The Internal Advisory Committee (IAC), the central bank said, has arrived at an objective, non-discretionary criterion for referring accounts for resolution under the Insolvency and Bankruptcy Code (IBC).
“The IAC noted that under the recommended criterion, 12 accounts adding up to about 25 per cent of the current gross NPAs of the banking system would qualify for immediate reference under IBC,” the RBI said on Tuesday, without divulging the names of the 12 borrowers whose accounts have been identified.
"In particular, the IAC recommended for IBC reference of all accounts with fund and non-fund based outstanding amount greater than Rs 5,000 crore, with 60 per cent or more classified as non-performing by banks as of March 31, 2016," the RBI said in a statement.

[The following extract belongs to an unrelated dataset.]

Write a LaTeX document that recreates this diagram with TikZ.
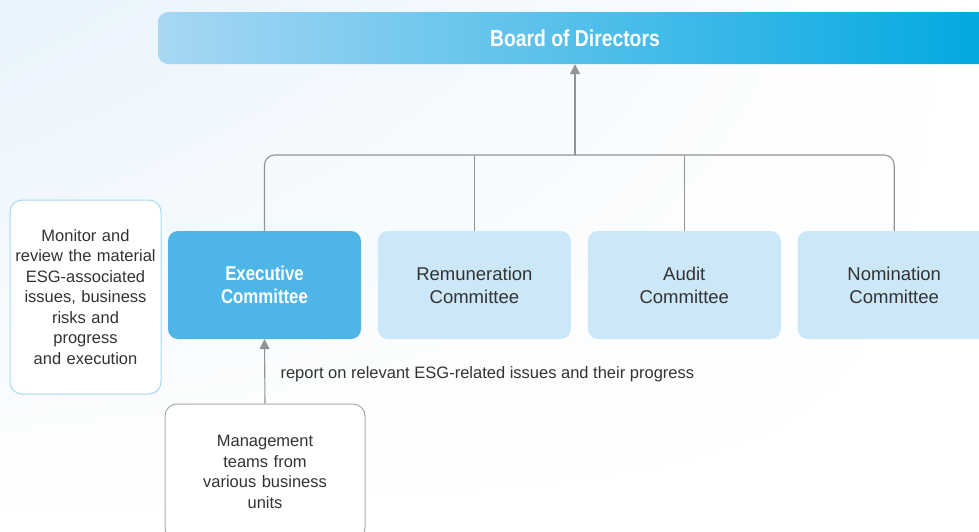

The RBI, based on the recommendations of the committee, will now issue directions to banks to file for insolvency proceedings under the IBC in respect of the identified accounts. Such cases will be accorded priority by the National Company Law Tribunal (NCLT). Once referred to the NCLT, the resolution of the case in terms of either a sell-off of assets or revival or winding up will have to be completed within 180 days.
The RBI is expected to release details of the resolution framework in regard to the other non-performing accounts soon.
On June 12, the 12 accounts were identified by the IAC comprising mainly of the RBI’s independent board members. They considered accounts which were classified partly or wholly as non-performing from among the top 500 exposures in the banking system.
The banking sector is saddled with non-performing assets (NPAs) worth over Rs 8 lakh crore, of which Rs 6 lakh crore is with public sector banks (PSBs).